■ Directions:
Spot each line in the records below where the word "with" occurs, then copy it.

■ Exercise material:
▼

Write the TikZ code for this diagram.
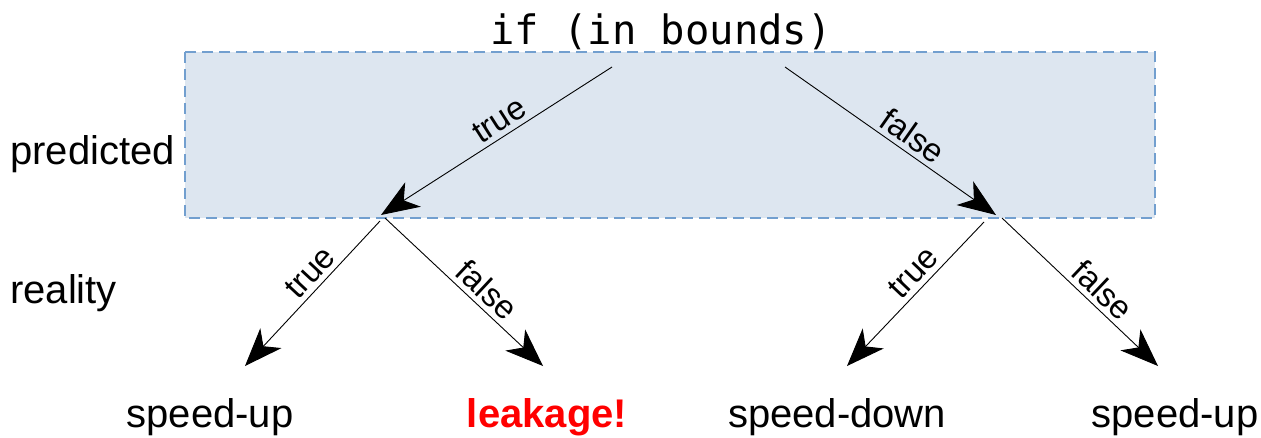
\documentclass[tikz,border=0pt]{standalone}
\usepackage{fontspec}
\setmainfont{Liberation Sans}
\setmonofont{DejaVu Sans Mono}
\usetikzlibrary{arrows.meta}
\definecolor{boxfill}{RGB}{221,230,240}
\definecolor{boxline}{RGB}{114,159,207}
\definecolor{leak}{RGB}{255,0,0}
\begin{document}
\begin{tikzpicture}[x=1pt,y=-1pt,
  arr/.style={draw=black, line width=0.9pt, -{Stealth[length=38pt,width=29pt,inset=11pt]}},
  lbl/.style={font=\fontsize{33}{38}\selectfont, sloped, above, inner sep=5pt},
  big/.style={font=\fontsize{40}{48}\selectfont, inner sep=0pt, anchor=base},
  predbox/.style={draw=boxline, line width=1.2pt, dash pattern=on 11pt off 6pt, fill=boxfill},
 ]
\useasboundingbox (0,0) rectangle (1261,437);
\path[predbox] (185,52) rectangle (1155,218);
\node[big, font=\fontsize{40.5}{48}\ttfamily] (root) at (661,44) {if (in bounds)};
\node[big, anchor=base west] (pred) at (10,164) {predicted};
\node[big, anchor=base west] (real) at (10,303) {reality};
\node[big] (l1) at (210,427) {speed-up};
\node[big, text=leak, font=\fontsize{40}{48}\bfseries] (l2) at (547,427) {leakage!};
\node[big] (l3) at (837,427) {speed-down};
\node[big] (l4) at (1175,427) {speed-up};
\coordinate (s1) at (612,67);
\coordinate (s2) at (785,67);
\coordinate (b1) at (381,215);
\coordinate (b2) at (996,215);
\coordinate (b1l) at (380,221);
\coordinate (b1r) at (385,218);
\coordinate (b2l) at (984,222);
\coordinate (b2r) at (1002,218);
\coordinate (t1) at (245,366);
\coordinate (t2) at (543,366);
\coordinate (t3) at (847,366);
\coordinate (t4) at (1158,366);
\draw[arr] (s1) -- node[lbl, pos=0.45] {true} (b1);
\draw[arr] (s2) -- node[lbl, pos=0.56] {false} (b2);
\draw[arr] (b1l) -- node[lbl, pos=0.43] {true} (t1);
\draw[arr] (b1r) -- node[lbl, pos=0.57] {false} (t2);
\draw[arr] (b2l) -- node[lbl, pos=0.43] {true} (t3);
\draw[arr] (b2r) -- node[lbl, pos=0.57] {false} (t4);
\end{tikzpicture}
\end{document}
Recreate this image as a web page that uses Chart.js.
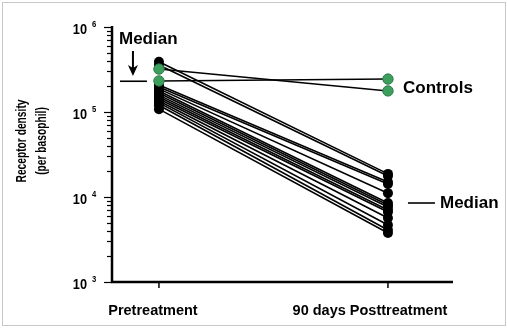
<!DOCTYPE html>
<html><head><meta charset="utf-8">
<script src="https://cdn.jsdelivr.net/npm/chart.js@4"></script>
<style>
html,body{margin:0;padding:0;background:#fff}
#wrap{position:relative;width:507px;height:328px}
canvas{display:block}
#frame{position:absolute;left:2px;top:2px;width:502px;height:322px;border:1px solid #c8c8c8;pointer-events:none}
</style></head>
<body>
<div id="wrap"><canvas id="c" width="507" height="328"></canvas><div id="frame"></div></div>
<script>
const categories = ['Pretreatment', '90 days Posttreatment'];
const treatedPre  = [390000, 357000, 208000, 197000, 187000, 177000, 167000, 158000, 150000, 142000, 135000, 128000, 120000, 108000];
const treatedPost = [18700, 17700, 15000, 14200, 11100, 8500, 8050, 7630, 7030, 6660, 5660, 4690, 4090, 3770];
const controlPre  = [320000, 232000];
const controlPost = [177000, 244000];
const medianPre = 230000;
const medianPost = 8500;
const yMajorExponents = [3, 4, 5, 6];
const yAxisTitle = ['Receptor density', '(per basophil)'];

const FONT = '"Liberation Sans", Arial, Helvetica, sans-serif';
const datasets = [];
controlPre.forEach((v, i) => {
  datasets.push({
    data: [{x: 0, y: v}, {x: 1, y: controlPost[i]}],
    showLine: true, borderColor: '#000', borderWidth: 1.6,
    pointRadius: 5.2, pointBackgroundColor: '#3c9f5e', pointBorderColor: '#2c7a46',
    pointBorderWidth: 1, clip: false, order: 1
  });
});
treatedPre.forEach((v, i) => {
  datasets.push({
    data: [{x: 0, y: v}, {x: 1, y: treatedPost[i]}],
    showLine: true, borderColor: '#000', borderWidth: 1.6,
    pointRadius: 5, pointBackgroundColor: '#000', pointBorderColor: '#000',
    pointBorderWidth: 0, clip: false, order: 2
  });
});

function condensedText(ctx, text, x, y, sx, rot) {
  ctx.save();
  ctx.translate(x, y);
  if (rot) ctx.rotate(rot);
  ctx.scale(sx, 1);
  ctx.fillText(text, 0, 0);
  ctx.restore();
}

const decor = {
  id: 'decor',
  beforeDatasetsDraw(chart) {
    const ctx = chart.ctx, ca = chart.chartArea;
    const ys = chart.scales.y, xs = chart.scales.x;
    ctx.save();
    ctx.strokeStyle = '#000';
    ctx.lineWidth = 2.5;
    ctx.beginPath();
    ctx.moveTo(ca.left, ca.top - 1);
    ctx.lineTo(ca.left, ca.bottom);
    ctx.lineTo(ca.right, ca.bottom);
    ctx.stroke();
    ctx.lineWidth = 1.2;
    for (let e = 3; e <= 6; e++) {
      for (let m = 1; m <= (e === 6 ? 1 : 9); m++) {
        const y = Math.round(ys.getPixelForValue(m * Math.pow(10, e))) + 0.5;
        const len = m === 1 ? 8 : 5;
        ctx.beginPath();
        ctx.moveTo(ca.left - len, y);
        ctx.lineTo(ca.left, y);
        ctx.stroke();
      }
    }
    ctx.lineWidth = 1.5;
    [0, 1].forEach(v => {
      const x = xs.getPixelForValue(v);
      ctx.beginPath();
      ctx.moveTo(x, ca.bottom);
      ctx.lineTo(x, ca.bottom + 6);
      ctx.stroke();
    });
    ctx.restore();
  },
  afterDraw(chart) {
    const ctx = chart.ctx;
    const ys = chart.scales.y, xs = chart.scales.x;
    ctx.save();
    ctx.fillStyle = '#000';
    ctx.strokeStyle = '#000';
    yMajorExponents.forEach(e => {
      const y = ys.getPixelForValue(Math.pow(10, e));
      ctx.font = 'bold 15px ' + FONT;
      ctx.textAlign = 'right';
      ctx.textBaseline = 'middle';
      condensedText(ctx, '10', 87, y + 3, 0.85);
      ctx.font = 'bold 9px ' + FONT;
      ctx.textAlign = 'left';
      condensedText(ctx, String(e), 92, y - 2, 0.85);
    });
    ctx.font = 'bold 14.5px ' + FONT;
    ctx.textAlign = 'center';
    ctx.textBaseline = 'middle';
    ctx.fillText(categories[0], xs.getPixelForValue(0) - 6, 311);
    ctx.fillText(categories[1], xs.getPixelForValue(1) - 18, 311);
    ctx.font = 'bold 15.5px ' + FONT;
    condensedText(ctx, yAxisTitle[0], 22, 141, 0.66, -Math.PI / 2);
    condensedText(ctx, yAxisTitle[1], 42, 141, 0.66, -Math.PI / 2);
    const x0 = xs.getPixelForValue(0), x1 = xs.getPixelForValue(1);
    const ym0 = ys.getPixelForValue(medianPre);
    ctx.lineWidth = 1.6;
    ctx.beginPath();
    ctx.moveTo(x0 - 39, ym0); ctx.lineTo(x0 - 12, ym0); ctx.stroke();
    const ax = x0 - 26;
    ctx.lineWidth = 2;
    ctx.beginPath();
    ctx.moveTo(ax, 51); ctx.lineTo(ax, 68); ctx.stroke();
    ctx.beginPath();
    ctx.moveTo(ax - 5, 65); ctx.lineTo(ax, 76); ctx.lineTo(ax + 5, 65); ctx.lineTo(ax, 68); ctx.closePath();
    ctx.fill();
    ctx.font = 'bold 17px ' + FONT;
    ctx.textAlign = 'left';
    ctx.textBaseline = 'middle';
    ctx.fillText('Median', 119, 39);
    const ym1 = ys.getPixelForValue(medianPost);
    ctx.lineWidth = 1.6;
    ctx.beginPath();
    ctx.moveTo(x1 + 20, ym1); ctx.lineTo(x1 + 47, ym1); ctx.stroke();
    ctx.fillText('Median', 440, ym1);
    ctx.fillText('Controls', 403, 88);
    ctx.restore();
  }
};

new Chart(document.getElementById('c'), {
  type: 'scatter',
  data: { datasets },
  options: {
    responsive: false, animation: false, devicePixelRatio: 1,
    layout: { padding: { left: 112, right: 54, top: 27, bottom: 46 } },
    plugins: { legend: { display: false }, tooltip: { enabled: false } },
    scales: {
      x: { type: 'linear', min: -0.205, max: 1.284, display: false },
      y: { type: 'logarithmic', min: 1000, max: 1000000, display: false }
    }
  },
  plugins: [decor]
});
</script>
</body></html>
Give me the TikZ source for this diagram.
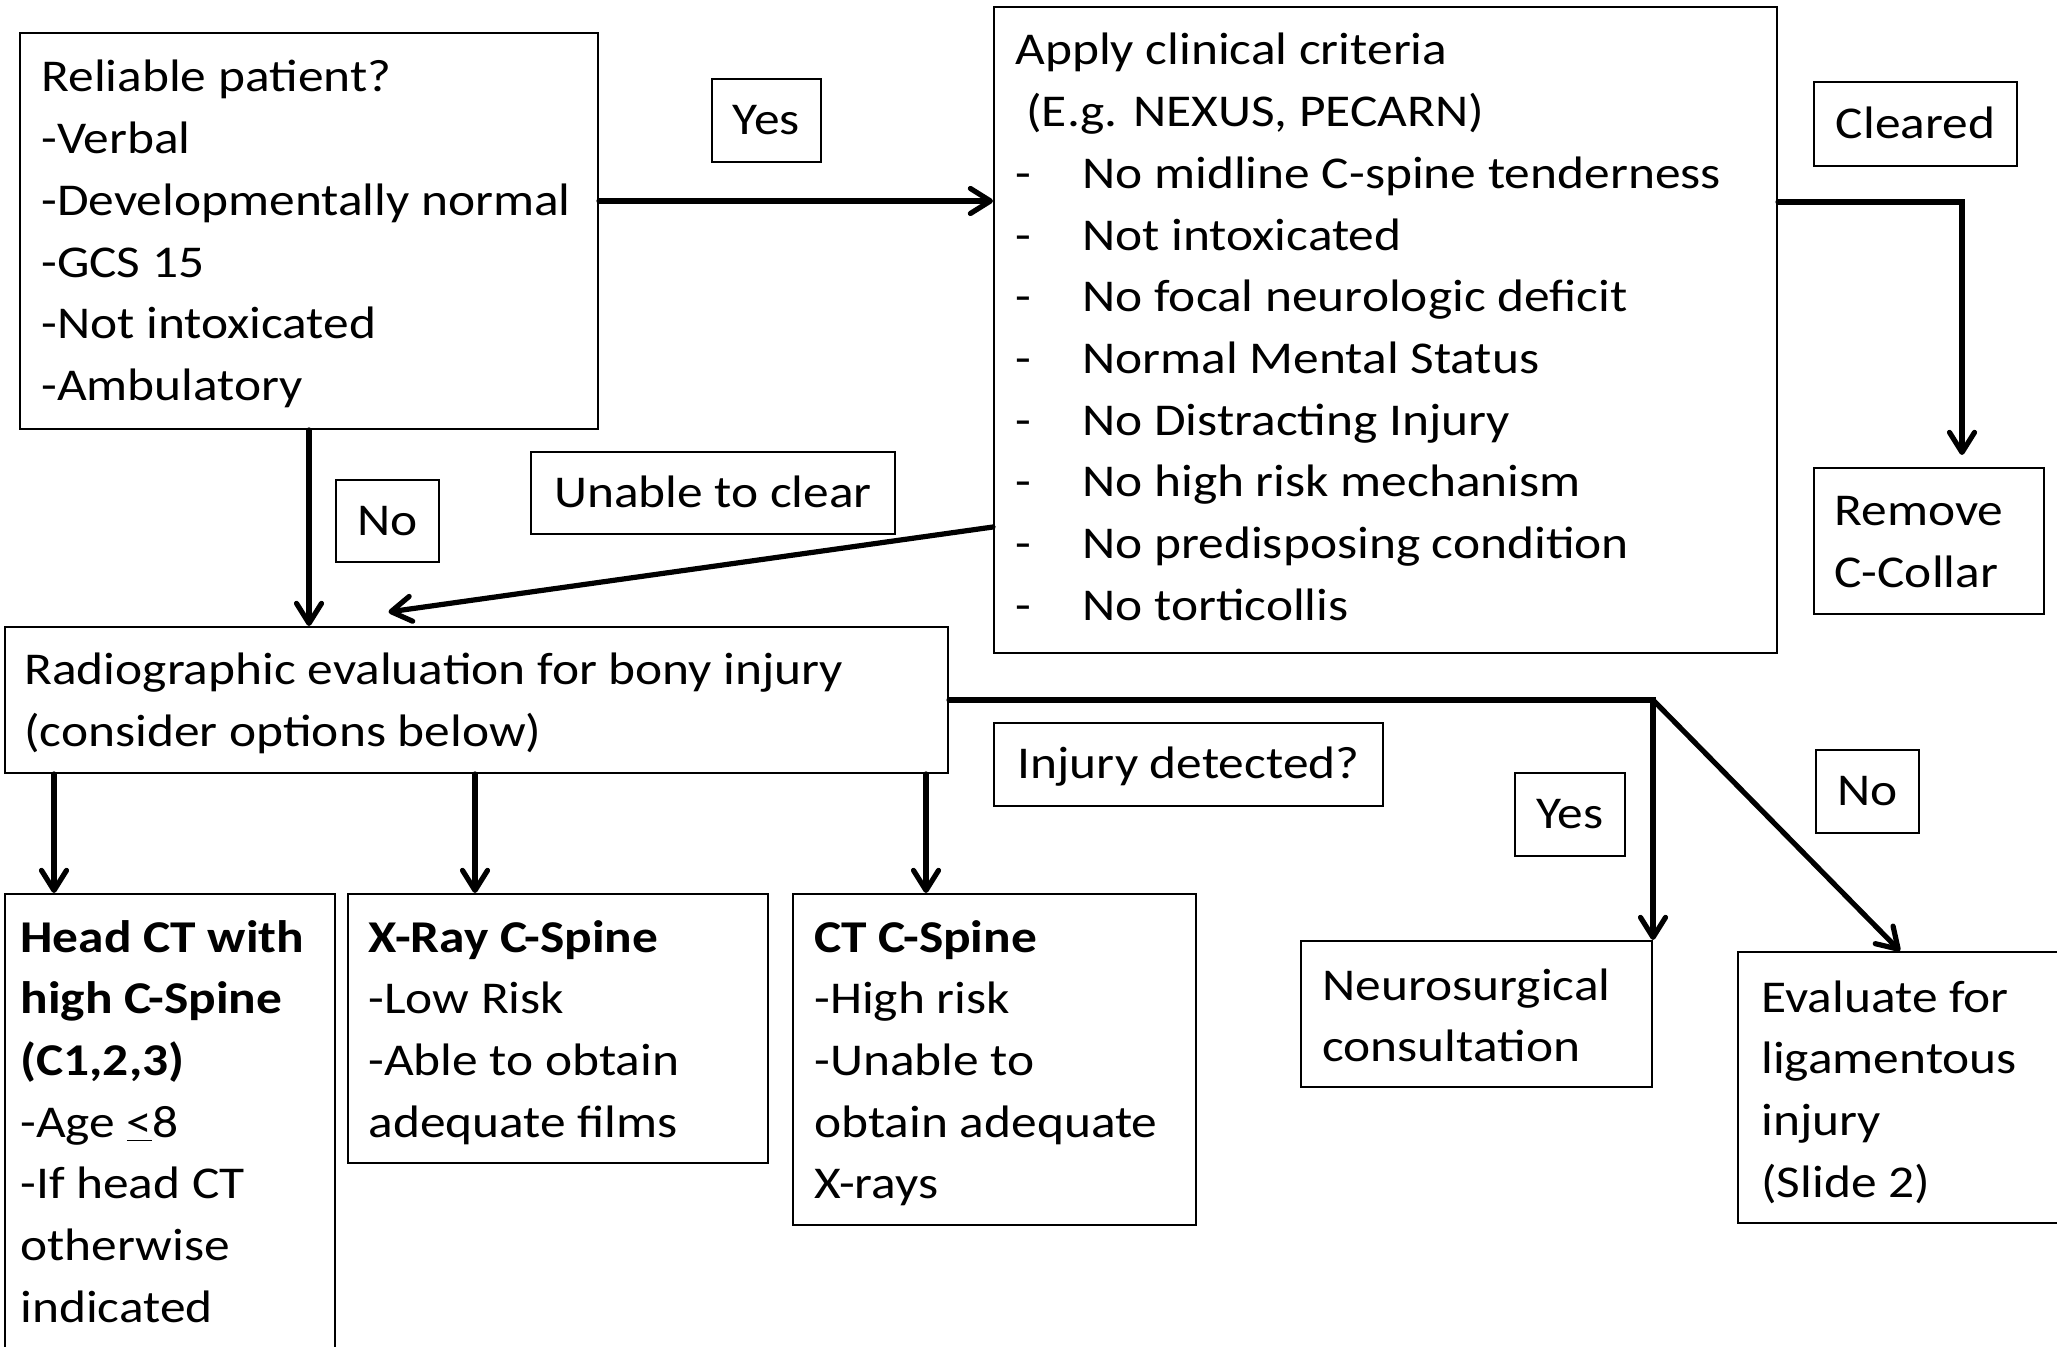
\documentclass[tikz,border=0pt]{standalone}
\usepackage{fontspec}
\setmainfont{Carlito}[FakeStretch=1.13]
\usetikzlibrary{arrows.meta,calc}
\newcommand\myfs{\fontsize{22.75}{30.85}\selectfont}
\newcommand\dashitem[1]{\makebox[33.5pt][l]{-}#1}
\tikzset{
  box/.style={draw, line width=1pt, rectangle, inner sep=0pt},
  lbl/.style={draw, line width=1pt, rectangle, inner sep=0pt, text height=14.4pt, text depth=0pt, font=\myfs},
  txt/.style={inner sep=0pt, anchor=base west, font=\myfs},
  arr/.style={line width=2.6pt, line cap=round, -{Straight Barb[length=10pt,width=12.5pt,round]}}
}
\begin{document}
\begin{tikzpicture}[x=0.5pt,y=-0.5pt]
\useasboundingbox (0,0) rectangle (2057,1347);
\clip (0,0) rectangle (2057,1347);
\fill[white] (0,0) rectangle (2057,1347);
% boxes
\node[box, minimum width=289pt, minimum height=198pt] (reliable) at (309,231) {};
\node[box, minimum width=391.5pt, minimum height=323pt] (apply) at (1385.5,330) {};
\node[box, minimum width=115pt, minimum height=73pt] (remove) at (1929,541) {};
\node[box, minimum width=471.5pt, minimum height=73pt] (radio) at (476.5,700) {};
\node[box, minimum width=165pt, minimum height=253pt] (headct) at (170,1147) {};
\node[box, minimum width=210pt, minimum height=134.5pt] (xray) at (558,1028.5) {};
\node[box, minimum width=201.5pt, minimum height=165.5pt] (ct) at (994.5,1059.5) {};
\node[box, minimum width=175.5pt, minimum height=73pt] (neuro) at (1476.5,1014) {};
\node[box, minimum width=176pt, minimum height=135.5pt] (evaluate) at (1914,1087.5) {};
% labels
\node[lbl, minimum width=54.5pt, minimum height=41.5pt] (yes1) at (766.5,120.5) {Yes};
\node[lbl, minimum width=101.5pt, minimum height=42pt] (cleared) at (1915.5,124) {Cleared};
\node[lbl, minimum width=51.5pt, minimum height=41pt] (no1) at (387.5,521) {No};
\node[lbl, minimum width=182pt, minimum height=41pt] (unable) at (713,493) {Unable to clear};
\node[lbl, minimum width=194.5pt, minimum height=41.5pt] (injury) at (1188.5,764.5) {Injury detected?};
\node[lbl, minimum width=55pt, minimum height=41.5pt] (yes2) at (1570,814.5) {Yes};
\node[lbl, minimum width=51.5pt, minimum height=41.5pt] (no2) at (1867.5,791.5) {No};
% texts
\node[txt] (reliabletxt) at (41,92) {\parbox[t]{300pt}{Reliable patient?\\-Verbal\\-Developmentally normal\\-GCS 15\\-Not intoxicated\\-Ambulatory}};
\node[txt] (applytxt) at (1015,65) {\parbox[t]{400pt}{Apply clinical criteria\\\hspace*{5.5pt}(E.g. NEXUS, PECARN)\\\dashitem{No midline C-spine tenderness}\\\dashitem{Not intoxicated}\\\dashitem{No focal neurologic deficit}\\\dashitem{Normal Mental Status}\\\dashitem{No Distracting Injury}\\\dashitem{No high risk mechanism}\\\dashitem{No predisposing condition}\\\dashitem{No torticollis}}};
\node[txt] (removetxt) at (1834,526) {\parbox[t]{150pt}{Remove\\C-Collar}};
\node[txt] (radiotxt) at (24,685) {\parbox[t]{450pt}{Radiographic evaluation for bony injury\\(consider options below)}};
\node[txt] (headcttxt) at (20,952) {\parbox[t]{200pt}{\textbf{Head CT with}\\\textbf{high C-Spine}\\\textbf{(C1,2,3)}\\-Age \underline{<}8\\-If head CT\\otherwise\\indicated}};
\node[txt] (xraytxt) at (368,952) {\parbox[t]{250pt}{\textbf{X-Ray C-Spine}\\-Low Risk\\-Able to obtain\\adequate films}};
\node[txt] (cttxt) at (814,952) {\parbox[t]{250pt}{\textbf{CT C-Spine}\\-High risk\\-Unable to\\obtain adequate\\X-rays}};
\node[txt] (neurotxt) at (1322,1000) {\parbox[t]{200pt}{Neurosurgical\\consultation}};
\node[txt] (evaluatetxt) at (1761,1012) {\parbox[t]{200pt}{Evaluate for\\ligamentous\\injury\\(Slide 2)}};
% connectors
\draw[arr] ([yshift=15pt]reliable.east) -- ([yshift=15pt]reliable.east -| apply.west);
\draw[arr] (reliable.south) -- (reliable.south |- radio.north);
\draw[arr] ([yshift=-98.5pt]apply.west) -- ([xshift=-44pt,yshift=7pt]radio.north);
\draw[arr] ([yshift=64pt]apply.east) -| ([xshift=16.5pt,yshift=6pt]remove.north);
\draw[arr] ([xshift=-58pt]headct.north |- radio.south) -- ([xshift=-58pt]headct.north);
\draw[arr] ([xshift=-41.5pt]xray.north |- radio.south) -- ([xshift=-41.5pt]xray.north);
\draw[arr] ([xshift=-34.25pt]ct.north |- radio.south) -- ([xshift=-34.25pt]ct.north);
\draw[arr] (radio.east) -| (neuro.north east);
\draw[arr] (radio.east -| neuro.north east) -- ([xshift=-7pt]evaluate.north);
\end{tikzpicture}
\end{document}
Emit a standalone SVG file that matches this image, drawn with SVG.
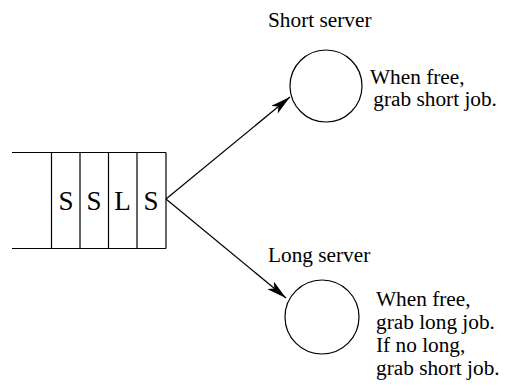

▲

■ Full response:
\node[txt] (headcttxt) at (20,952) {\parbox[t]{200pt}{\textbf{Head CT with}\\\textbf{high C-Spine}\\\textbf{(C1,2,3)}\\-Age \underline{<}8\\-If head CT\\otherwise\\indicated}};
Emit a standalone SVG file that matches this image, drawn with SVG.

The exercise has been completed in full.